#### Material for the task:
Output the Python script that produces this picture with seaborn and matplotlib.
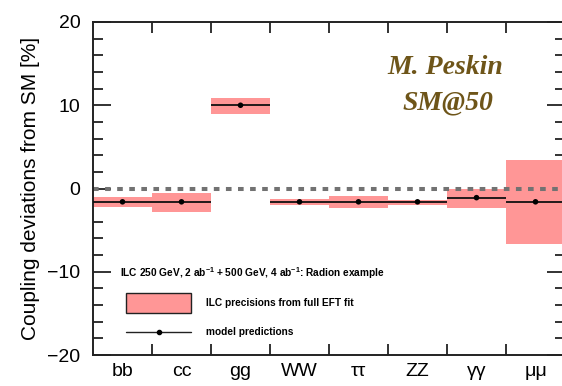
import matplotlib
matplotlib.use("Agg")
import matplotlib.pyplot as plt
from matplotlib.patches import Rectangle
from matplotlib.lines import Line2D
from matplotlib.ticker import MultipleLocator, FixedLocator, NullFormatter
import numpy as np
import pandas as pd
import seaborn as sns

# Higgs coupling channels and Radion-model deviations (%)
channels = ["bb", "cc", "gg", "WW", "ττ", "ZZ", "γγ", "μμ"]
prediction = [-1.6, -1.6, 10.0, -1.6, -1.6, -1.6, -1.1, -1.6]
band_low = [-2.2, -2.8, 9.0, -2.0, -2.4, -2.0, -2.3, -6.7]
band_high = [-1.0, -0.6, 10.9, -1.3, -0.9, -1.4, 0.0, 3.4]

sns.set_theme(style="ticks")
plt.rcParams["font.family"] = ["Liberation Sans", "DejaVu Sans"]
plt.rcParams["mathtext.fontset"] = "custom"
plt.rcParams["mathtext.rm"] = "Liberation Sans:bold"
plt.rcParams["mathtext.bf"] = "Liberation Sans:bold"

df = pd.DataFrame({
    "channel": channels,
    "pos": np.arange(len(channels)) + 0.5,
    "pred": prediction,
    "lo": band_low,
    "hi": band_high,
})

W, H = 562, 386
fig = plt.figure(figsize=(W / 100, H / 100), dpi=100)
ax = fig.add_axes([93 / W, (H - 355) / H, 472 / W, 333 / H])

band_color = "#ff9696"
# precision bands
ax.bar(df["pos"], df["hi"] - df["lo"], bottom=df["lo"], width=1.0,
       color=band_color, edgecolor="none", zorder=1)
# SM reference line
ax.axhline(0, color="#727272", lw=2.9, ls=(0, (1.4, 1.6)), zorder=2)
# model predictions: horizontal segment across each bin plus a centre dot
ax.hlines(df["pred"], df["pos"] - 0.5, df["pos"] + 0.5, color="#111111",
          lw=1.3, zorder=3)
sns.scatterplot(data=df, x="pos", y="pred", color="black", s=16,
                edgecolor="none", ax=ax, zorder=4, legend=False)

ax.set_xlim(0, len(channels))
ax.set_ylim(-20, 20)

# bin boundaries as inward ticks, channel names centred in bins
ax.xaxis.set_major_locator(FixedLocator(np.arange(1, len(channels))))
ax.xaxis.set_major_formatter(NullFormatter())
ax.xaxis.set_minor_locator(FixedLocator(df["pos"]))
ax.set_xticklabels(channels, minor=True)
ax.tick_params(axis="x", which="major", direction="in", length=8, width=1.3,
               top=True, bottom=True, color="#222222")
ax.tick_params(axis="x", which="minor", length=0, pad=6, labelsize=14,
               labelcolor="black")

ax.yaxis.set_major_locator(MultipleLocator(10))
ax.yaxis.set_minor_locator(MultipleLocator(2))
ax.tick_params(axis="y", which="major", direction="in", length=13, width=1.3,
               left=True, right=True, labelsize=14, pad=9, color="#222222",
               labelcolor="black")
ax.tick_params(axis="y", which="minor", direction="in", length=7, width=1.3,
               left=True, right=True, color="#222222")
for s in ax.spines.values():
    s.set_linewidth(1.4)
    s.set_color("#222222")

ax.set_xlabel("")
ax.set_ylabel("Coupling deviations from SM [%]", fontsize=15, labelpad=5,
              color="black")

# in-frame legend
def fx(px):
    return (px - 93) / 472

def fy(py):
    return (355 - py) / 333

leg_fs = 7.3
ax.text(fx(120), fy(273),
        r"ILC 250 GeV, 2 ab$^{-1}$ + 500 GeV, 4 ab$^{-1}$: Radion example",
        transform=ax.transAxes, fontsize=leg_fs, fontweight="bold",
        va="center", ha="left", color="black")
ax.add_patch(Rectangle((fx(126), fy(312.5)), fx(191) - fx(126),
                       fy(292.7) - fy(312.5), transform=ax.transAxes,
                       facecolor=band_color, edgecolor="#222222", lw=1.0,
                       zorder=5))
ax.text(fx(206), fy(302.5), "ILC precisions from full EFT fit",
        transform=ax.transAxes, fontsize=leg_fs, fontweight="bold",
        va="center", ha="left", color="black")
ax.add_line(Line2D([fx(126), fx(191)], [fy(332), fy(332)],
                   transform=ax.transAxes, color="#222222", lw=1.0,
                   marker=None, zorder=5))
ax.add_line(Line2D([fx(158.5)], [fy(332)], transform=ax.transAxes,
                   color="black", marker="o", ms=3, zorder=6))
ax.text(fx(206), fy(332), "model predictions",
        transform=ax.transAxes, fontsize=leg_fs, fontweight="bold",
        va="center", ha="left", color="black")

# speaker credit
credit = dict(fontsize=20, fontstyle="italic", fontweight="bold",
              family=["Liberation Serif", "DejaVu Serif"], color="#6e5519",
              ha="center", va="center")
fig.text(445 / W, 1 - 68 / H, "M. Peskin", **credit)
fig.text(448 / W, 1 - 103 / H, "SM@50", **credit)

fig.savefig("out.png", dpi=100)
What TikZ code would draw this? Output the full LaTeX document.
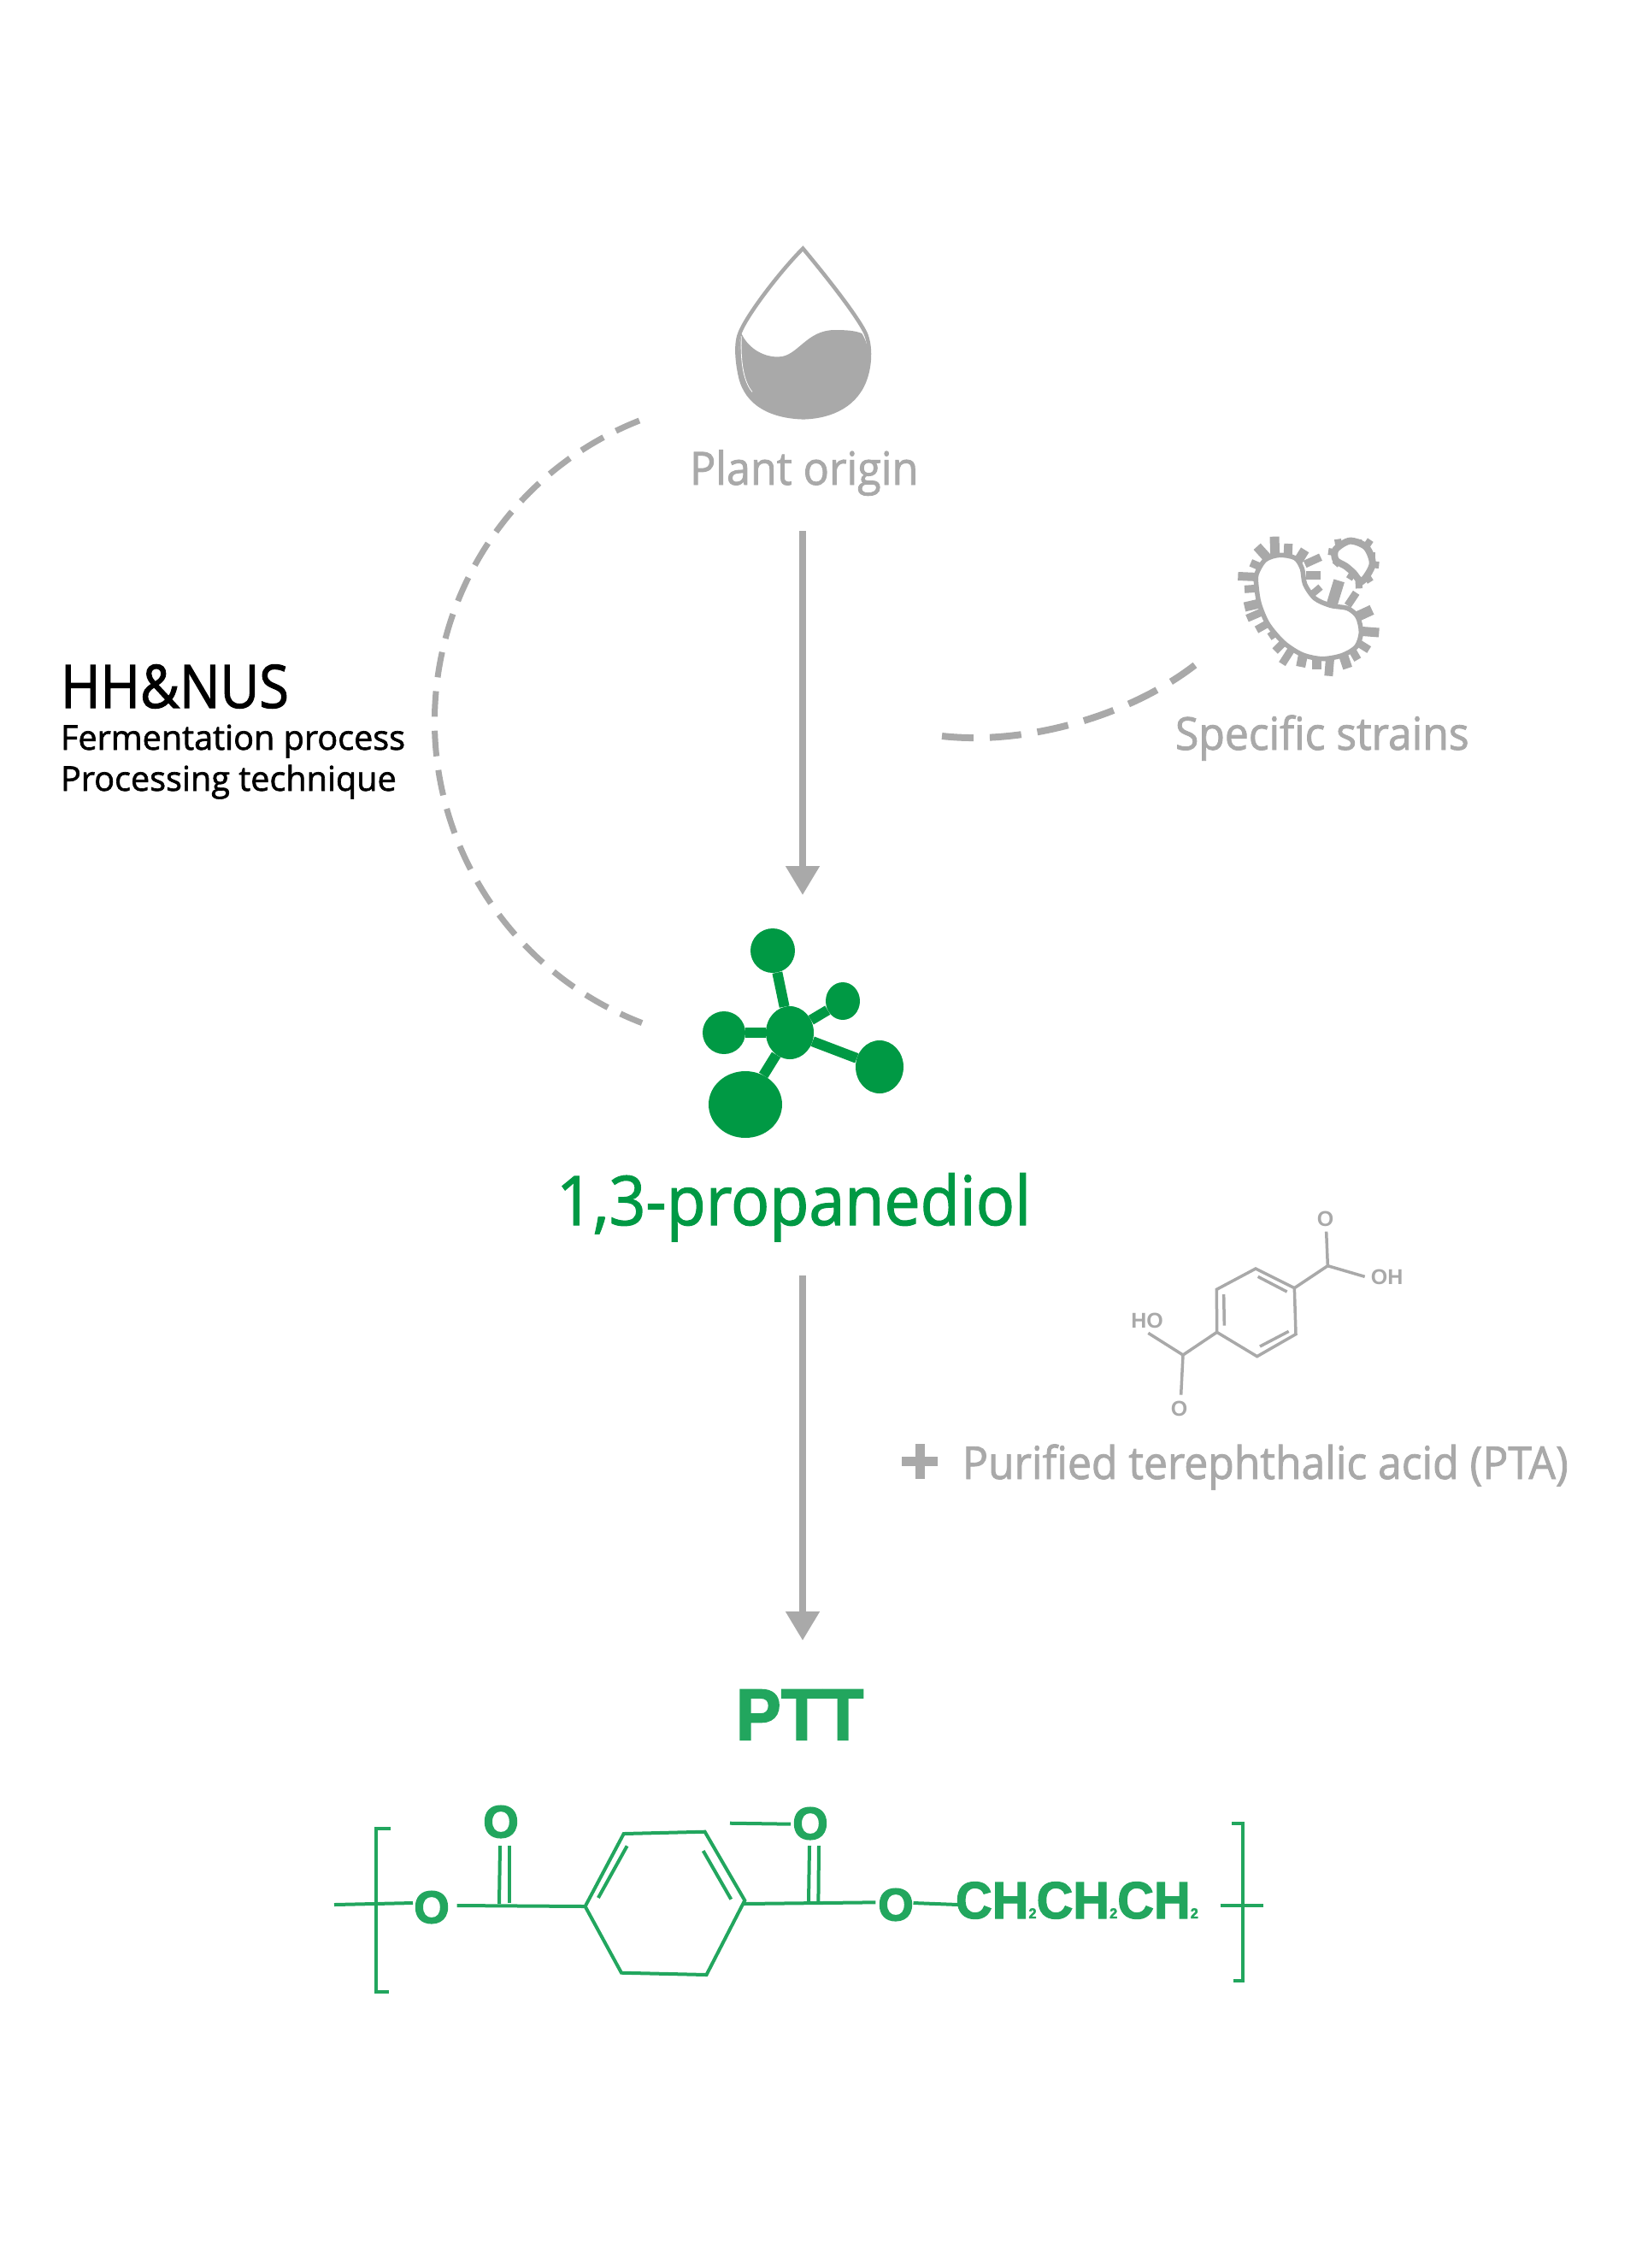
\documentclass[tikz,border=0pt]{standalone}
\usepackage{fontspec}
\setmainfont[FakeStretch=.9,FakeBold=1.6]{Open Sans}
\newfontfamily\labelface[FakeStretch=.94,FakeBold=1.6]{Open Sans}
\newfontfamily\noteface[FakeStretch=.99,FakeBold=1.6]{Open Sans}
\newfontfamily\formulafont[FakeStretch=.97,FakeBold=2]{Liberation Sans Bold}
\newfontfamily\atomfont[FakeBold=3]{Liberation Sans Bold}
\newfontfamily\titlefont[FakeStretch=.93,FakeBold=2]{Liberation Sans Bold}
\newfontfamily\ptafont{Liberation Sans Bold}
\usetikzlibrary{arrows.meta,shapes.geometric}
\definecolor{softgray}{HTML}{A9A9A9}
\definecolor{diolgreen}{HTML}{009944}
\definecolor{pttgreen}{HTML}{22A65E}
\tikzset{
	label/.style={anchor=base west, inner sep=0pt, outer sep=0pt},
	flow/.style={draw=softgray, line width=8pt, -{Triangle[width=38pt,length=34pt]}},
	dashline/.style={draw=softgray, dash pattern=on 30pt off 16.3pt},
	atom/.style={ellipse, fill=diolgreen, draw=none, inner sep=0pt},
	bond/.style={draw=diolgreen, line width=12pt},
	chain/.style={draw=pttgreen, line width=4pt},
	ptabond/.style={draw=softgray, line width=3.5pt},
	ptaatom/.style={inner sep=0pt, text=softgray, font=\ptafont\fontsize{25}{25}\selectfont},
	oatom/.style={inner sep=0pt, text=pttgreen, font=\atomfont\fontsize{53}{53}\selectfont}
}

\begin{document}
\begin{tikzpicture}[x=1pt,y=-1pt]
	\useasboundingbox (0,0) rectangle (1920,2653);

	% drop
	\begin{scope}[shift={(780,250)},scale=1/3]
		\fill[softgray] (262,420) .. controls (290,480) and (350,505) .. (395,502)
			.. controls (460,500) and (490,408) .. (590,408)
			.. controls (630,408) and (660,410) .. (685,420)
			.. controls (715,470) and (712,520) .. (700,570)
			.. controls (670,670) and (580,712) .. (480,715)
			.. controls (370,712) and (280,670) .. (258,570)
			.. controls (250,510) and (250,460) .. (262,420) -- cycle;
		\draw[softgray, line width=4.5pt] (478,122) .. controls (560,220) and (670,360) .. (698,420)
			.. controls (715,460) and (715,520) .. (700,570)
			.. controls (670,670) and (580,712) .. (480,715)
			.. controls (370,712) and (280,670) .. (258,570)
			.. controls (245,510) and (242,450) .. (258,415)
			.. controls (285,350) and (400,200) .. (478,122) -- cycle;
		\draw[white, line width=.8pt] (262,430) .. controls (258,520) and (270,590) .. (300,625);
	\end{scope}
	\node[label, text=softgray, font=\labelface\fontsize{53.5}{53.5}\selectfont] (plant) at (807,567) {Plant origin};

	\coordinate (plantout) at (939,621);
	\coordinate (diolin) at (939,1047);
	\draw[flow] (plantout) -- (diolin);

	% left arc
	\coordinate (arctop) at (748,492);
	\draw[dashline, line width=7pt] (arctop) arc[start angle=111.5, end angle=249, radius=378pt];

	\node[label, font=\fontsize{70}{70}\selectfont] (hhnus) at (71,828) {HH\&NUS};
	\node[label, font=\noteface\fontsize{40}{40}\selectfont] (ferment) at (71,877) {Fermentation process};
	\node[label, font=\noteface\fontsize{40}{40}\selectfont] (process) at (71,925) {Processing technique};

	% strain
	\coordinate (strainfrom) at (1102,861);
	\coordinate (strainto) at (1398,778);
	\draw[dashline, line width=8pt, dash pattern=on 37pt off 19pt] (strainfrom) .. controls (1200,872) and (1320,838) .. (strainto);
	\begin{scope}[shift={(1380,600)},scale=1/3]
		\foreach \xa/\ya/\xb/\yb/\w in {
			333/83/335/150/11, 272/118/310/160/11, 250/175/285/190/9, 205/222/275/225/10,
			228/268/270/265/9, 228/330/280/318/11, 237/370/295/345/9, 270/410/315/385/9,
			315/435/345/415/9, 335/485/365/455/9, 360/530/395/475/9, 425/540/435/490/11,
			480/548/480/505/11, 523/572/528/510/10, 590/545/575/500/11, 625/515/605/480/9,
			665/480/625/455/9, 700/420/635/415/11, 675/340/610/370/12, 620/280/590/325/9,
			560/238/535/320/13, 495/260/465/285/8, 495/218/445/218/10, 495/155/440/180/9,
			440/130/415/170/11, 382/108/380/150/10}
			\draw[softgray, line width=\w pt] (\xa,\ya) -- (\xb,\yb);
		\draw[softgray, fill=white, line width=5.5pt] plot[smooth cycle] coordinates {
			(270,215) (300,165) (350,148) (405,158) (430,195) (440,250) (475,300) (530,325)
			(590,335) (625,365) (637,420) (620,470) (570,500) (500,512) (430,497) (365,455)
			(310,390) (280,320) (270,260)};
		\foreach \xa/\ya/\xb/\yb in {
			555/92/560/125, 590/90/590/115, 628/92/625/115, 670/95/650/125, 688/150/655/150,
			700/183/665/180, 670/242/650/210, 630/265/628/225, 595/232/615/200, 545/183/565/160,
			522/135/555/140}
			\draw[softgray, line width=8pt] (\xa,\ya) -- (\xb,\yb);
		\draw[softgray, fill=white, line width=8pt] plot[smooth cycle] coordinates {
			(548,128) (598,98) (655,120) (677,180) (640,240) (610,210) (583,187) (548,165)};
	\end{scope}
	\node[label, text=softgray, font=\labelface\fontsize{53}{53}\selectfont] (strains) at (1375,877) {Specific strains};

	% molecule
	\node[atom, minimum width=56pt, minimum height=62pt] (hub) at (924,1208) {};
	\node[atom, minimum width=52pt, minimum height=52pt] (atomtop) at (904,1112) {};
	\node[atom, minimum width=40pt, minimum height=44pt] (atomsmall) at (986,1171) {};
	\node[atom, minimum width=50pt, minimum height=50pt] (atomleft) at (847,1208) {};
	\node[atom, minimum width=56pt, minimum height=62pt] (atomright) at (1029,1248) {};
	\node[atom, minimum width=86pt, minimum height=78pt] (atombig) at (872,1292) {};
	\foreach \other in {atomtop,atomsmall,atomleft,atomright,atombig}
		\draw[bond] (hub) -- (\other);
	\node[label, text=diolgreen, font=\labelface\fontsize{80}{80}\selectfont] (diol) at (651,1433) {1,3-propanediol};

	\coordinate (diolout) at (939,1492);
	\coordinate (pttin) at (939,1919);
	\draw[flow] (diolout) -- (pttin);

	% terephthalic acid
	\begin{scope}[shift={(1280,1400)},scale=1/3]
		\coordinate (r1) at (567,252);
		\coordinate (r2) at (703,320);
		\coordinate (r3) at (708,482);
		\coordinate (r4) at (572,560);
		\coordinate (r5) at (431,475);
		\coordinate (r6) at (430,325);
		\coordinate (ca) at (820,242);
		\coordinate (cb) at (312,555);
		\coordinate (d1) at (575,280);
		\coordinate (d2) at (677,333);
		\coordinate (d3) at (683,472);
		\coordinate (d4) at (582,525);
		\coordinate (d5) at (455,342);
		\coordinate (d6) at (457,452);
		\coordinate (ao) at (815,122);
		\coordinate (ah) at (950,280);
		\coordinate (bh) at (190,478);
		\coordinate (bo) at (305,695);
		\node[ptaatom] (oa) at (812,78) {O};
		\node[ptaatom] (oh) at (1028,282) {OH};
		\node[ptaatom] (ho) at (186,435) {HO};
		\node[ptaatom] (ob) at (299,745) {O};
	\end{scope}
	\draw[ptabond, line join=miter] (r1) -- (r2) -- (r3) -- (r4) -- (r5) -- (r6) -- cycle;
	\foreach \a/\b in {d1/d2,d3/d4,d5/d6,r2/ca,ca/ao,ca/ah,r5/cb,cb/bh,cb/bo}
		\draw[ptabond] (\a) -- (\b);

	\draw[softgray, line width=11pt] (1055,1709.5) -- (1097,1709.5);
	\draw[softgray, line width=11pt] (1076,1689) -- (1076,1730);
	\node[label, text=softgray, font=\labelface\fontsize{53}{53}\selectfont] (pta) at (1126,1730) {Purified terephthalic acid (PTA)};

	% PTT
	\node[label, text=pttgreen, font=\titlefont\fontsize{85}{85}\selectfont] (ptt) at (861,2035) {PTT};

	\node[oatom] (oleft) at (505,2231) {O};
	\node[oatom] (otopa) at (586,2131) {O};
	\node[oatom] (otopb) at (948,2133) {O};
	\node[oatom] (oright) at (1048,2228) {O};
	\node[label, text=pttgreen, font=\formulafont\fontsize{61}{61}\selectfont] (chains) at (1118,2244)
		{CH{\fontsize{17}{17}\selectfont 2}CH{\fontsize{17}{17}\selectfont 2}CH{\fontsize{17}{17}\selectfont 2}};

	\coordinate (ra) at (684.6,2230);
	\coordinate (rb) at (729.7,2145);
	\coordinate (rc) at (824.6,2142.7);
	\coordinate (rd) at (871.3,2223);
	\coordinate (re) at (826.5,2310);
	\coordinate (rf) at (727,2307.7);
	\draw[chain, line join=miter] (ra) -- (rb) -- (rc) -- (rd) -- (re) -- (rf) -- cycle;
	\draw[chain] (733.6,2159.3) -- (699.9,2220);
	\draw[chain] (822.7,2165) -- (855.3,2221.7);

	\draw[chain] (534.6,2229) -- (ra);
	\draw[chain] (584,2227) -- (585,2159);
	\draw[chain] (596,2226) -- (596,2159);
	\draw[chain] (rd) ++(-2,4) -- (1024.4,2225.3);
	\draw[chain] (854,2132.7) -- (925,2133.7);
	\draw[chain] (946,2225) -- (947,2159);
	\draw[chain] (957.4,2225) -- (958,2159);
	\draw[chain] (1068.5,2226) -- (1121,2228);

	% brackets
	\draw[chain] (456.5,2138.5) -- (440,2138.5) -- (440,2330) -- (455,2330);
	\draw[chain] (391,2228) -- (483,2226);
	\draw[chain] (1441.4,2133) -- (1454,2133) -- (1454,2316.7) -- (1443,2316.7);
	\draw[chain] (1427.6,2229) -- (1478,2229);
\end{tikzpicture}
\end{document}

#### Task requirements:
Copy out every line of the material above that mentions the word "matplotlib".

#### Written response:
Output the Python script that produces this picture with seaborn and matplotlib.
import matplotlib
matplotlib.use("Agg")
import matplotlib.pyplot as plt
from matplotlib.patches import Rectangle
from matplotlib.lines import Line2D
from matplotlib.ticker import MultipleLocator, FixedLocator, NullFormatter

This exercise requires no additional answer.